After completing Spanish Language School, he was then sent in August 1960 to Buenos Aires, Argentina as an advisor to the Argentine Air Force. He retired with the rank of major upon reaching twenty years' service on July 1, 1963.

==Death==
Fernandez died in a plane crash on October 18, 1980, while flying to Miami from the Bahamas. He received obituaries in the Miami Herald and The New York Times, both of which mentioned widespread rumors that held he had been flying classified missions in central and south America for the CIA after his retirement from the U.S. Air Force.

He is buried at Arlington National Cemetery.

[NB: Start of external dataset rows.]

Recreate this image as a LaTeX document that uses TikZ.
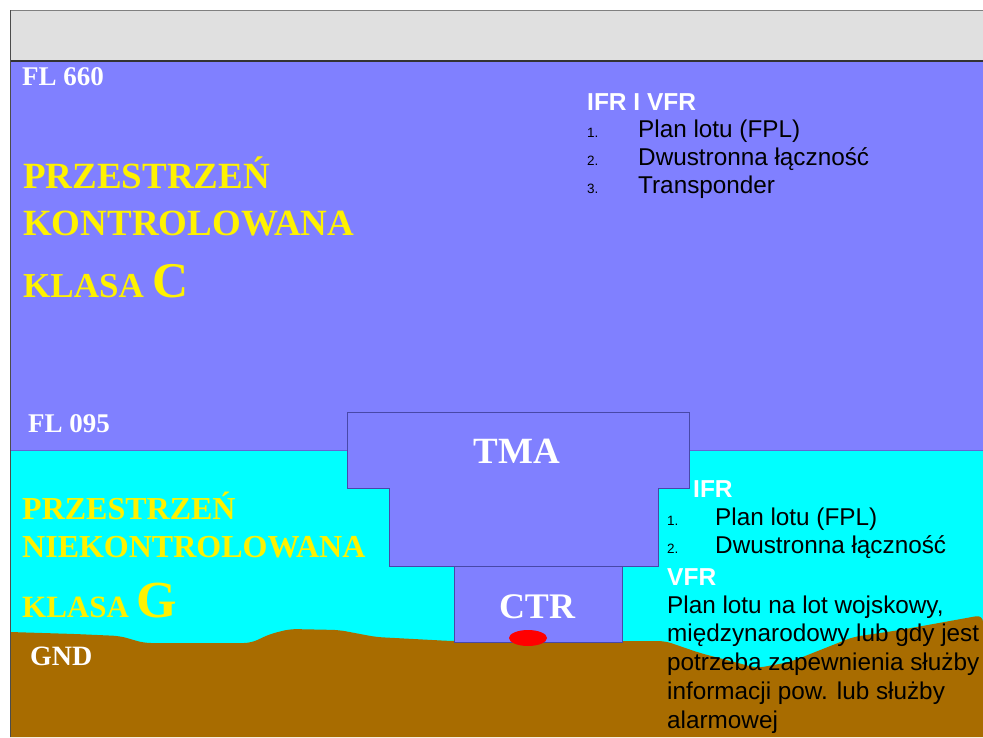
\documentclass[tikz,border=0pt]{standalone}
\usepackage{fontspec}
\setmainfont{Liberation Serif}
\newfontfamily\arialfont{Liberation Sans}
\definecolor{skyblue}{HTML}{8080FF}
\definecolor{lowcyan}{HTML}{00FFFF}
\definecolor{earth}{HTML}{A86C00}
\definecolor{barfill}{HTML}{E0E0E0}
\definecolor{zoneline}{HTML}{4848A8}
\tikzset{
  fl/.style={anchor=base west,inner sep=0pt,text=white,font=\bfseries\fontsize{27}{30}\selectfont},
  spacename/.style={anchor=base west,inner sep=0pt,text=yellow,font=\bfseries\fontsize{#1}{#1}\selectfont},
  zonename/.style={anchor=base,inner sep=0pt,text=white,font=\bfseries\fontsize{37}{40}\selectfont},
  zone/.style={fill=skyblue,draw=zoneline,line width=0.8pt},
  head/.style={anchor=base west,inner sep=0pt,text=white,font=\arialfont\bfseries\fontsize{24.5}{28}\selectfont},
  item/.style={anchor=base west,inner sep=0pt,font=\arialfont\fontsize{24.3}{28}\selectfont},
  num/.style={anchor=base west,inner sep=0pt,font=\arialfont\fontsize{13.5}{16}\selectfont},
}
\begin{document}
\begin{tikzpicture}[x=1pt,y=-1pt]
\useasboundingbox (0,0) rectangle (983,737);
\fill[white] (0,0) rectangle (983,737);
% belka u gory
\fill[barfill] (10,10) rectangle (983,61);
\draw[gray,line width=1.5pt] (10,10.5) -- (983,10.5);
% przestrzenie
\fill[skyblue] (10,61) rectangle (983,450);
\fill[lowcyan] (10,450) rectangle (983,737);
\draw[zoneline!50!skyblue,line width=0.8pt] (10,450) -- (983,450);
\draw[black!80,line width=2pt] (10,61) -- (983,61);
% teren
\fill[earth,rounded corners=7pt] (10,632) -- (75,634) -- (120,636) -- (144,643) -- (251,643)
    -- (270,634) -- (290,629) -- (339,630) -- (376,637) -- (451,641) -- (665,641)
    -- (700,653) -- (757,668) -- (790,662) -- (853,637) -- (900,630) -- (983,615)
    [sharp corners] -- (983,737) -- (10,737) -- cycle;
\draw[gray!60!black,line width=1pt] (10.5,10) -- (10.5,737);
% TMA i CTR
\draw[zone] (347,412) -- (689,412) -- (689,488) -- (658,488) -- (658,566)
    -- (389,566) -- (389,488) -- (347,488) -- cycle;
\draw[zone] (454,566) rectangle (622,642);
\fill[red] (528,638) ellipse [x radius=19,y radius=8];
\node[zonename] (tma) at (517,463) {TMA};
\node[zonename,font=\bfseries\fontsize{36}{40}\selectfont] (ctr) at (537,618) {CTR};
% poziomy
\node[fl] (fl660) at (22,85) {FL 660};
\node[fl] (fl095) at (28,432) {FL 095};
\node[fl,font=\bfseries\fontsize{28}{30}\selectfont] (gnd) at (30,665) {GND};
% klasa C
\node[spacename=37] (przestrzenC) at (23,188) {PRZESTRZEŃ};
\node[spacename=37] (kontrolowana) at (23,235) {KONTROLOWANA};
\node[spacename=35] (klasaC) at (23,297) {KLASA {\fontsize{50}{50}\selectfont C}};
% klasa G
\node[spacename=32] (przestrzenG) at (22,519) {PRZESTRZEŃ};
\node[spacename=32] (niekontrolowana) at (22,557) {NIEKONTROLOWANA};
\node[spacename=31] (klasaG) at (22,617) {KLASA {\fontsize{52}{52}\selectfont G}};
% wymagania C
\node[head] (ifrvfr) at (587,110) {IFR I VFR};
\node[num] (numa) at (587,137) {1.};
\node[item] (fplC) at (638,137) {Plan lotu (FPL)};
\node[num] (numb) at (587,165) {2.};
\node[item] (radioC) at (638,165) {Dwustronna łączność};
\node[num] (numc) at (587,193) {3.};
\node[item] (transponder) at (638,193) {Transponder};
% wymagania G
\node[head] (ifr) at (693,497) {IFR};
\node[num] (numd) at (667,525) {1.};
\node[item] (fplG) at (715,525) {Plan lotu (FPL)};
\node[num] (nume) at (667,553) {2.};
\node[item] (radioG) at (715,553) {Dwustronna łączność};
\node[head] (vfr) at (667,585) {VFR};
\foreach \txt [count=\i from 0] in {{Plan lotu na lot wojskowy,},{międzynarodowy lub gdy jest},
    {potrzeba zapewnienia służby},{informacji pow. lub służby},{alarmowej}}
  \node[item] (vfrline\i) at (667,{613+28.75*\i}) {\txt};
\end{tikzpicture}
\end{document}
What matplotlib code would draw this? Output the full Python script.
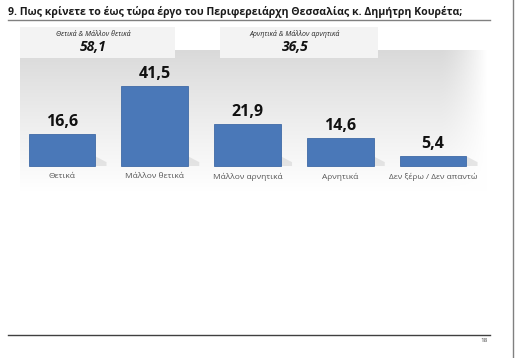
import numpy as np
import matplotlib.pyplot as plt
from matplotlib.patches import Rectangle, Polygon

categories = ['Θετικά', 'Μάλλον θετικά', 'Μάλλον αρνητικά', 'Αρνητικά', 'Δεν ξέρω / Δεν απαντώ']
values = [16.6, 41.5, 21.9, 14.6, 5.4]
summary_labels = ['Θετικά & Μάλλον θετικά', 'Αρνητικά & Μάλλον αρνητικά']
summary_values = [58.1, 36.5]
title = '9. Πως κρίνετε το έως τώρα έργο του Περιφερειάρχη Θεσσαλίας κ. Δημήτρη Κουρέτα;'
page_no = '18'

W, H = 516, 358
plt.rcParams['font.family'] = ['Open Sans', 'DejaVu Sans']

fig = plt.figure(figsize=(W / 100, H / 100), dpi=100)
fig.patch.set_facecolor('white')


def fx(px):
    return px / W


def fy(py):
    return 1 - py / H


# title + rules
fig.text(fx(8), fy(12), title, fontsize=7.55, fontweight='bold', color='#1a1a1a', va='center', ha='left')
fig.add_artist(plt.Line2D([fx(8), fx(490)], [fy(20), fy(20)], color='#808080', lw=1))
fig.add_artist(plt.Line2D([fx(8), fx(490)], [fy(335), fy(335)], color='#404040', lw=1))
fig.add_artist(plt.Line2D([fx(513), fx(513)], [0, 1], color='#808080', lw=1))
fig.text(fx(488), fy(341), page_no, fontsize=4.5, color='#404040', ha='right', va='center')

# gradient background panel
bg = fig.add_axes([fx(20), fy(192), fx(468), (192 - 50) / H])
ny, nx = 100, 200
v = np.linspace(0, 1, ny)[:, None]
shade = 0.85 + 0.15 * v ** 0.9
h = np.linspace(0, 1, nx)[None, :]
fade = np.clip((h - 0.9) / 0.1, 0, 1) ** 1.5
img = shade + (1 - shade) * fade
bg.imshow(np.dstack([img, img, img]), aspect='auto', extent=[0, 1, 0, 1], origin='upper')
bg.set_axis_off()

# summary boxes
box_x = [(20, 175), (220, 378)]
for (x0, x1), lab, val in zip(box_x, summary_labels, summary_values):
    fig.add_artist(Rectangle((fx(x0), fy(58)), fx(x1 - x0), (58 - 27) / H,
                             transform=fig.transFigure, facecolor='#f3f3f3', edgecolor='none'))
    xc = fx((x0 + x1) / 2 - 4)
    fig.text(xc, fy(34), lab, fontsize=5, fontstyle='italic', color='#222222', ha='center', va='center')
    fig.text(xc, fy(47), f'{val:.1f}'.replace('.', ','), fontsize=10, fontstyle='italic',
             fontweight='bold', color='#111111', ha='center', va='center')

# bars
ax = fig.add_axes([fx(20), fy(185), fx(465), (185 - 25) / H])
ax.patch.set_alpha(0)
scale = 1.93  # px per unit
ax.set_ylim(-(185 - 166) / scale, (166 - 25) / scale)
ax.set_xlim(-42 / 92.75, 4 + 52 / 92.75)
x = np.arange(len(values))
bw = 0.72
bars = ax.bar(x, values, width=bw, color='#4a78b8', edgecolor='#3f6aa6', linewidth=0.6, zorder=3)
for xi, val in zip(x, values):
    r = xi + bw / 2
    sh = min(val, 5)
    ax.add_patch(Polygon([(r, 0), (r + 0.12, 0.0), (r + 0.12, sh * 0.4), (r, sh)],
                         closed=True, facecolor='#cfcfcf', edgecolor='none', alpha=0.5, zorder=2))
    ax.text(xi, val + 1.8, f'{val:.1f}'.replace('.', ','), ha='center', va='bottom',
            fontsize=11.5, fontweight='bold', color='#111111')
    ax.text(xi, -5.6, categories[xi], ha='center', va='center', fontsize=6, color='#555555')
ax.set_axis_off()

fig.savefig('out.png', dpi=100)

==Awards and decorations==
His decorations include:

USAF Command Pilot badge
| Distinguished Service Cross |  |  |  |  |  | Silver Star |  |  |  |  |  |
| Distinguished Flying Cross w/ 1 bronze oak leaf cluster |  |  |  | Air Medal w/ 1 bronze oak leaf cluster |  |  |  | Air Force Commendation Medal |  |  |  |
| Air Force Presidential Unit Citation |  |  |  | Army Good Conduct Medal |  |  |  | American Campaign Medal |  |  |  |
| World War II Victory Medal |  |  |  | Army of Occupation Medal w/ Berlin Airlift Device |  |  |  | National Defense Service Medal w/ 1 bronze service star |  |  |  |
| Korean Service Medal w/ 3 bronze campaign stars |  |  |  | Air Force Longevity Service Award w/ 4 bronze oak leaf clusters |  |  |  | Armed Forces Reserve Medal |  |  |  |
| Republic of Korea Presidential Unit Citation |  |  |  | United Nations Korea Medal |  |  |  | Korean War Service Medal |  |  |  |

===Distinguished Service Cross citation===
Citation:

The President of the United States takes pleasure in presenting the Distinguished Service Cross to Manuel J. Fernandez, Jr., Captain, U.S. Air Force, for extraordinary heroism in connection with military operations against an armed enemy of the United Nations while serving as a Pilot with the 334th Fighter-Interceptor Squadron, 4th Fighter-Interceptor Wing, FIFTH Air Force, in action against enemy forces in the Republic of Korea on 21 March 1953. During a fighter swoop over North Korea, Captain Fernandez sighted a flight of thirty MIGs, and attempted to release his external fuel tanks in preparation for battle. However, one of the tanks failed to release, impairing the maneuverability of his aircraft. However, despite this handicap, he fearlessly initiated a fierce attack on the last two MIGs in the enemy formation. Closing to twelve hundred feet, he opened fire on one MIG, scoring hits on the fuselage and wing. As he was closing again, the other MIG attached him; however, by a skillfully executed maneuver, he gained tactical advantage over the attacker, and his bursts scored hits which caused the enemy pilot to eject himself from the uncontrollable aircraft. Captain Fernandez then turned again to his initial adversary and, closing dangerously to one hundred and fifty feet, fired several bursts which caused the MIG to burst into flame and go spinning to earth. Captain Fernandez's outstanding flying skill and extraordinary courage in attacking this greatly superior number of enemy aircraft despite the hindrance to maneuverability enabled him to completely destroy two enemy aircraft.